Dans la préface à ce recueil Emmanuel Merle écrit : « Ghyslaine Leloup rassemble les fils épars des souvenirs et des choses du monde naturel, deux espaces auxquels nous appartenons tous, elle fait entendre leurs voix, les assemble en un chœur : une lumière parfois si vive qu’elle ouvre les paupières de la nuit. » La présence de la nuit est récurrente dans l’œuvre de Ghyslaine Leloup déjà auteur de plusieurs recueils avant celui-là. Nuit des questions et de l’inquiétude. À cela l’écriture de Ghyslaine tente des réponses par l’approche et le compagnonnage de l’art qui ouvrent parfois à la lumière.
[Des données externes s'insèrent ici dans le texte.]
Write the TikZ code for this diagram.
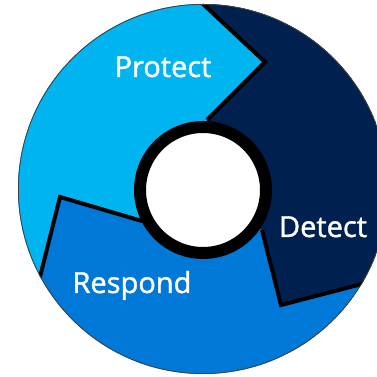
\documentclass[tikz,border=0pt]{standalone}
\usepackage{fontspec}
\newfontfamily\lblfont{Open Sans}[BoldFont={Open Sans},BoldFeatures={FakeBold=1.3}]
\usetikzlibrary{calc}
\definecolor{protectblue}{HTML}{00B4EF}
\definecolor{detectblue}{HTML}{002050}
\definecolor{respondblue}{HTML}{0078D7}
\tikzset{
  cut/.style={line width=4pt,line join=miter,black},
  hubring/.style={line width=12pt,draw=black,fill=white},
  lbl/.style={text=white,anchor=base,inner sep=0pt,
              font=\lblfont\bfseries\fontsize{29}{34}\selectfont},
}

\begin{document}
\begin{tikzpicture}[x=1pt,y=1pt]
\useasboundingbox (0,0) rectangle (377,377);
\clip (0,0) rectangle (377,377);

\coordinate (o) at (203,188);
\coordinate (hub) at (203,187);
% chevron corners: inner end, tip, outer end
\coordinate (pdin) at (207,257);
\coordinate (pdtip) at (265,315);
\coordinate (pdout) at ($(pdtip)!1.2!(203,373)$);
\coordinate (drin) at (262,147);
\coordinate (drtip) at (281,72);
\coordinate (drout) at ($(drtip)!1.3!(358,92)$);
\coordinate (rpin) at (142,156);
\coordinate (rptip) at (60,180);
\coordinate (rpout) at ($(rptip)!1.3!(40,100)$);

\begin{scope}
  \clip (o) circle[radius=185];
  \fill[respondblue] (o) circle[radius=185];
  \fill[protectblue] (hub) -- (rpin) -- (rptip) -- (rpout) -- (-20,60)
        -- (-20,400) -- (pdout) -- (pdtip) -- (pdin) -- cycle;
  \fill[detectblue] (hub) -- (pdin) -- (pdtip) -- (pdout) -- (420,400)
        -- (drout) -- (drtip) -- (drin) -- cycle;
  \draw[cut] (pdin) -- (pdtip) -- (pdout);
  \draw[cut] (drin) -- (drtip) -- (drout);
  \draw[cut] (rpin) -- (rptip) -- (rpout);
\end{scope}
\draw[line width=0.8pt,black!75] (o) circle[radius=184.6];
\draw[hubring] (hub) circle[radius=63];

\node[lbl] (protect) at (163,300) {Protect};
\node[lbl] (detect) at (323,140) {Detect};
\node[lbl] (respond) at (132,84) {Respond};
\end{tikzpicture}
\end{document}
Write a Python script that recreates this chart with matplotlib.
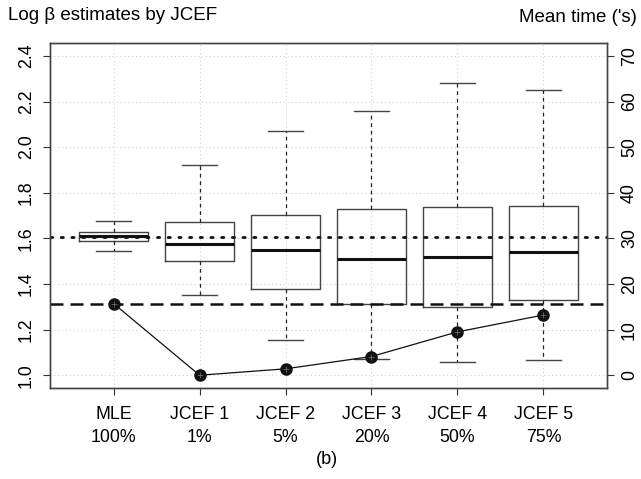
import matplotlib.pyplot as plt

plt.rcParams['font.family'] = ['Liberation Sans', 'DejaVu Sans']

# categories
labels = ['MLE\n100%', 'JCEF 1\n1%', 'JCEF 2\n5%', 'JCEF 3\n20%', 'JCEF 4\n50%', 'JCEF 5\n75%']

# box stats of log beta
whislo = [1.544, 1.351, 1.154, 1.069, 1.056, 1.067]
q1 = [1.587, 1.500, 1.376, 1.314, 1.300, 1.329]
med = [1.609, 1.576, 1.551, 1.510, 1.518, 1.541]
q3 = [1.627, 1.672, 1.704, 1.727, 1.739, 1.741]
whishi = [1.675, 1.920, 2.069, 2.159, 2.280, 2.250]

# mean time in seconds
mean_time = [15.7, 0.0, 1.4, 4.1, 9.5, 13.2]

true_beta = 1.608    # dotted line
ref_beta = 1.314     # dashed line

fig = plt.figure(figsize=(6.41, 4.79), dpi=100)
ax = fig.add_axes([0.078, 0.19, 0.869, 0.72])

pos = list(range(1, len(labels) + 1))
stats = []
for i in range(len(labels)):
    stats.append({'whislo': whislo[i], 'q1': q1[i], 'med': med[i], 'q3': q3[i], 'whishi': whishi[i]})

# grid
for p in pos:
    ax.axvline(p, color='#cccccc', lw=0.7, ls=(0, (1, 3)), zorder=0)
for yv in [1.0, 1.2, 1.4, 1.6, 1.8, 2.0, 2.2, 2.4]:
    ax.axhline(yv, color='#cccccc', lw=0.7, ls=(0, (1, 3)), zorder=0)

ax.bxp(stats, positions=pos, widths=0.8, showfliers=False, patch_artist=False,
       boxprops=dict(color='#444444', lw=1.0),
       medianprops=dict(color='#111111', lw=2.2),
       whiskerprops=dict(color='#222222', lw=0.9, ls=(0, (3, 3))),
       capprops=dict(color='#444444', lw=1.0), capwidths=0.4)

ax.axhline(true_beta, color='#111111', lw=2.0, ls=(0, (0.8, 3.05)), dash_capstyle='round', zorder=3)
ax.axhline(ref_beta, color='#111111', lw=1.8, ls=(0, (5.2, 2.8)), zorder=3)

ax.set_xlim(0.26, 6.74)
ax.set_ylim(0.944, 2.456)
ax.set_xticks(pos)
ax.set_xticklabels(labels, fontsize=12.8, linespacing=1.45)
ax.set_yticks([1.0, 1.2, 1.4, 1.6, 1.8, 2.0, 2.2, 2.4])
ax.set_yticklabels(['1.0', '1.2', '1.4', '1.6', '1.8', '2.0', '2.2', '2.4'],
                   rotation=90, va='center', fontsize=12.8)
ax.tick_params(axis='both', length=5, width=0.8, color='#333333', direction='out')
ax.tick_params(axis='y', pad=6)
ax.tick_params(axis='x', pad=8)
for s in ax.spines.values():
    s.set_color('#444444')
    s.set_linewidth(1.0)

# right axis: mean time
ax2 = ax.twinx()
ax2.set_ylim((0.944 - 1) * 50, (2.456 - 1) * 50)
ax2.plot(pos, mean_time, color='#111111', lw=0.9, marker='o', ms=8, zorder=4)
ax2.plot(pos, mean_time, ls='none', marker='+', ms=4, mew=0.5, color='#777777', zorder=5)
ax2.set_yticks([0, 10, 20, 30, 40, 50, 60, 70])
ax2.set_yticklabels(['0', '10', '20', '30', '40', '50', '60', '70'],
                    rotation=90, va='center', fontsize=12.8)
ax2.tick_params(axis='y', length=5, width=0.8, color='#333333', pad=5)
for s in ax2.spines.values():
    s.set_color('#444444')
    s.set_linewidth(1.0)

fig.text(0.012, 1 - 16 / 479, u'Log \u03b2 estimates by JCEF', fontsize=13.5, va='center', ha='left')
fig.text(0.994, 1 - 17 / 479, "Mean time ('s)", fontsize=13.5, va='center', ha='right')
fig.text(327 / 641, 1 - 459 / 479, '(b)', fontsize=13, va='center', ha='center')

fig.savefig('out.png', dpi=100)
Quand elle ne se place pas directement en regard d’une iconographie comme elle le fait avec les peintures de Noël Roch, elle ne cesse de convoquer la mémoire des écrivains, des peintres, des musiciens. C’est ainsi qu’elle trouve « une tonalité opposée de teinte et d’espace, une incessante confrontation d’infini et d’intime, de noir et d’éclat. » ainsi que l’écrit Chantal Danjou en postface.
Ici, dans l’instant de la nuit
Se soumettre aux mots
Se laisser embarquer
Au-delà des cols et des mers
Loin de Tonio Kröger et sa roulotte verte
Au-delà des volcans et des îles d’or
Loin de la paix d’un canal flamand
Toujours plus proche de ce qui nous consumera ?
Dire la menace aux aguets
La terre sous les ongles après la lumière ?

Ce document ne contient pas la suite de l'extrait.